Nature is fascinating - these creatures have their skeletons on the outside and the young cicada nymphs emerge after having been underground for up to 17 years and then shed their extoskeleton and become adult cicada.

I did not take the photograph below - we only had the skeletal evidence of what had occurred previously but the photograph shows you what the nymph cicada will have turned into having done its shed.

We had some lovely news over the weekend that our little chicken visitors Jordan and Abi had got engaged.  Big congratulations to the pair of them - we hope they will be very happy - no news yet of a date...

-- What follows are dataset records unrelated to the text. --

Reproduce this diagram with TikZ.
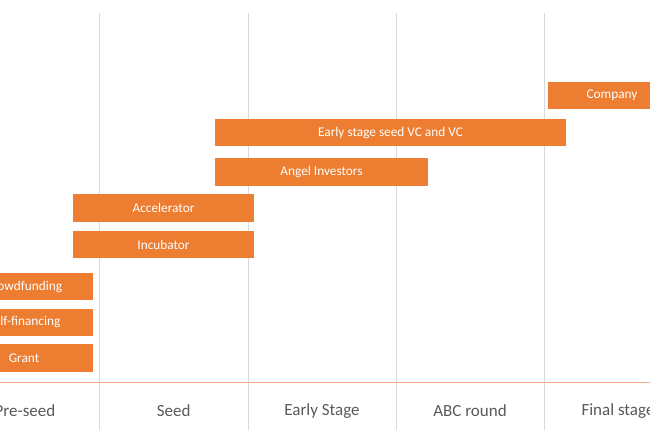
\documentclass[tikz,border=0pt]{standalone}
\usepackage{fontspec}
\setmainfont{Carlito}
\definecolor{barorange}{HTML}{ED7D31}
\definecolor{gridgray}{HTML}{D9D9D9}
\definecolor{axisline}{HTML}{F4B183}
\definecolor{labelgray}{HTML}{595959}
\begin{document}
\begin{tikzpicture}[x=1pt,y=-1pt,
  bar/.style={fill=barorange, draw=none, text=white, inner sep=0pt,
    minimum height=27.5pt, font=\fontsize{13.3}{15}\selectfont},
  gridline/.style={draw=gridgray, line width=1pt},
  stagelabel/.style={text=labelgray, inner sep=0pt, font=\fontsize{17}{20}\selectfont}]
\useasboundingbox (0,0) rectangle (650,430);
\clip (0,0) rectangle (650,430);
% grid lines
\coordinate (g1t) at (99.5,13); \coordinate (g1b) at (99.5,430);
\coordinate (g2t) at (248,13);  \coordinate (g2b) at (248,430);
\coordinate (g3t) at (396,13);  \coordinate (g3b) at (396,430);
\coordinate (g4t) at (544,13);  \coordinate (g4b) at (544,430);
\draw[gridline] (g1t) -- (g1b);
\draw[gridline] (g2t) -- (g2b);
\draw[gridline] (g3t) -- (g3b);
\draw[gridline] (g4t) -- (g4b);
\coordinate (axl) at (0,382.5); \coordinate (axr) at (650,382.5);
\draw[draw=axisline, line width=1pt] (axl) -- (axr);
% bars
\node[bar, minimum width=128pt] (company) at (612,95.5) {Company};
\node[bar, minimum width=351pt] (vc) at (390.5,132.75) {Early stage seed VC and VC};
\node[bar, minimum width=213pt] (angel) at (321.5,172) {Angel Investors};
\node[bar, minimum width=181pt] (accel) at (163.5,208) {Accelerator};
\node[bar, minimum width=181pt] (incub) at (163.5,244.5) {Incubator};
\node[bar, minimum width=138pt] (crowd) at (24,286.7) {Crowdfunding};
\node[bar, minimum width=138pt] (self) at (24,322.3) {Self-financing};
\node[bar, minimum width=138pt] (grant) at (24,358) {Grant};
% stage labels
\node[stagelabel] (preseed) at (25,411) {Pre-seed};
\node[stagelabel] (seed) at (173.75,411) {Seed};
\node[stagelabel] (early) at (322,411) {Early Stage};
\node[stagelabel] (abc) at (470,411) {ABC round};
\node[stagelabel] (final) at (618,411) {Final stage};
\end{tikzpicture}
\end{document}
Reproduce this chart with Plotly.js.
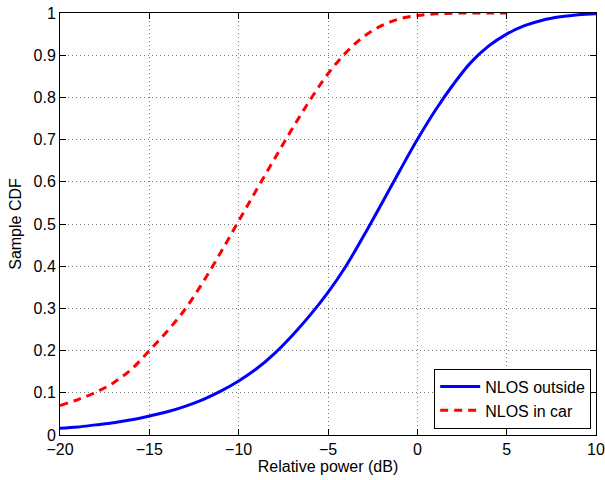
<!DOCTYPE html>
<html>
<head>
<meta charset="utf-8">
<script src="https://cdn.plot.ly/plotly-3.0.1.min.js"></script>
<style>html,body{margin:0;padding:0;background:#fff}#chart{width:605px;height:480px}</style>
</head>
<body>
<div id="chart"></div>
<script>
// Relative power (dB)
const powerOutside = [-20,-19,-18,-17,-16,-15,-14,-13,-12,-11,-10,-9,-8,-7,-6,-5,-4,-3,-2,-1,0,1,2,3,4,5,6,7,8,9,10];
const cdfOutside = [0.016,0.019,0.024,0.029,0.036,0.045,0.055,0.068,0.084,0.104,0.128,0.157,0.193,0.236,0.284,0.338,0.40,0.472,0.548,0.625,0.70,0.769,0.83,0.883,0.922,0.95,0.97,0.983,0.991,0.996,0.998];
const powerCar = [-20,-19,-18,-17,-16,-15,-14,-13,-12,-11,-10,-9,-8,-7,-6,-5,-4,-3,-2,-1,0,1,2,3,4,5];
const cdfCar = [0.07,0.084,0.101,0.124,0.156,0.20,0.246,0.298,0.362,0.433,0.507,0.581,0.654,0.726,0.794,0.856,0.906,0.944,0.97,0.986,0.994,0.998,0.9995,1.0,1.0,1.0];
const seriesNames = ["NLOS outside", "NLOS in car"];
const xTicks = [-20,-15,-10,-5,0,5,10];
const yTicks = [0,0.1,0.2,0.3,0.4,0.5,0.6,0.7,0.8,0.9,1];

const fam = "Liberation Sans, Arial, Helvetica, sans-serif";
const font = {family: fam, size: 16, color: "#000"};

const traces = [
  {x: powerOutside, y: cdfOutside, name: seriesNames[0], mode: "lines", line: {color: "#0000ff", width: 3, shape: "spline", smoothing: 1}},
  {x: powerCar, y: cdfCar, name: seriesNames[1], mode: "lines", line: {color: "#ff0000", width: 3, dash: "8px,6px", shape: "spline", smoothing: 1}}
];

const axisCommon = {
  showline: true, linecolor: "#000", linewidth: 1, mirror: "allticks",
  ticks: "inside", ticklen: 6, tickcolor: "#000",
  showgrid: true, gridcolor: "#777", griddash: "1px,3px", gridwidth: 1,
  zeroline: false, tickfont: font
};

const layout = {
  width: 605, height: 480,
  margin: {l: 60, r: 9, t: 13, b: 45},
  paper_bgcolor: "#fff", plot_bgcolor: "#fff",
  font: font,
  showlegend: true,
  legend: {x: 0.991, y: 0.015, xanchor: "right", yanchor: "bottom", bordercolor: "#000", borderwidth: 1, bgcolor: "#fff", font: {family: fam, size: 16, color: "#000"}, tracegroupgap: 0, itemwidth: 40},
  xaxis: Object.assign({}, axisCommon, {range: [-20, 10], tickvals: xTicks, title: {text: "Relative power (dB)", font: font, standoff: 2}}),
  yaxis: Object.assign({}, axisCommon, {range: [0, 1], tickvals: yTicks, ticktext: yTicks.map(String), title: {text: "Sample CDF", font: font, standoff: 7}})
};

Plotly.newPlot("chart", traces, layout, {displayModeBar: false, staticPlot: true});
</script>
</body>
</html>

So it being Monday it was back to normal with art.  I couldn't go last week because Sheila was having the results of the biopsy on the little lumpy thing she had removed from underneath her eye.  It fell within the large 'skin cancer' range they now have which includes all sorts of skin defects that previously were un-named or not included within the cancers.  They are happy that they removed it all but she must be careful and keep an eye out for anything else that looks abnormal.

Poor Klaus went to get something from the shed and disturbed a wasps nest and got bitten a dozen times for his trouble.  Good job he is not allergic to such bites.  The wasps nests over here are small - no larger than an apple and once they get to that size don't seem to get any bigger - not entirely sure how many wasps it supports but guess the number is relatively small - good job when you find one in a confined space.  Interestingly two wasps were trying to start to build a nest on the lintel of our back door.  John gave them short shrift.  Interestingly all the doors on the estate that face towards the Troodos which I think must be East have a small wasps nest attached to it but only on the doors which have a wooden surround, perhaps the metal ones get too hot.


It is good to get back to my picture - I spent the whole morning working on the glass ball underneath the bird - this was my challenge - recreate the look of glass.  It is slow work but I am enjoying it.  Sheila is busy working on her commission - still a secret until it is finished and the recipient happy.  After that she is going to try acrylics once again and has chosen a photograph she took one afternoon when she and I went around Arodes together.

We had a visit from John and Susan this afternoon.  They are both ok, John's eye is settling down but until they are able to operate they won't know for certain exactly what the final outcome will be.  Millie is doing ok after her encounter with a snake which is good news.

So very very very hot again today - so hot that we decided an evening dip in a cooling pool was in order before tackling the hot and sticky bedrooms.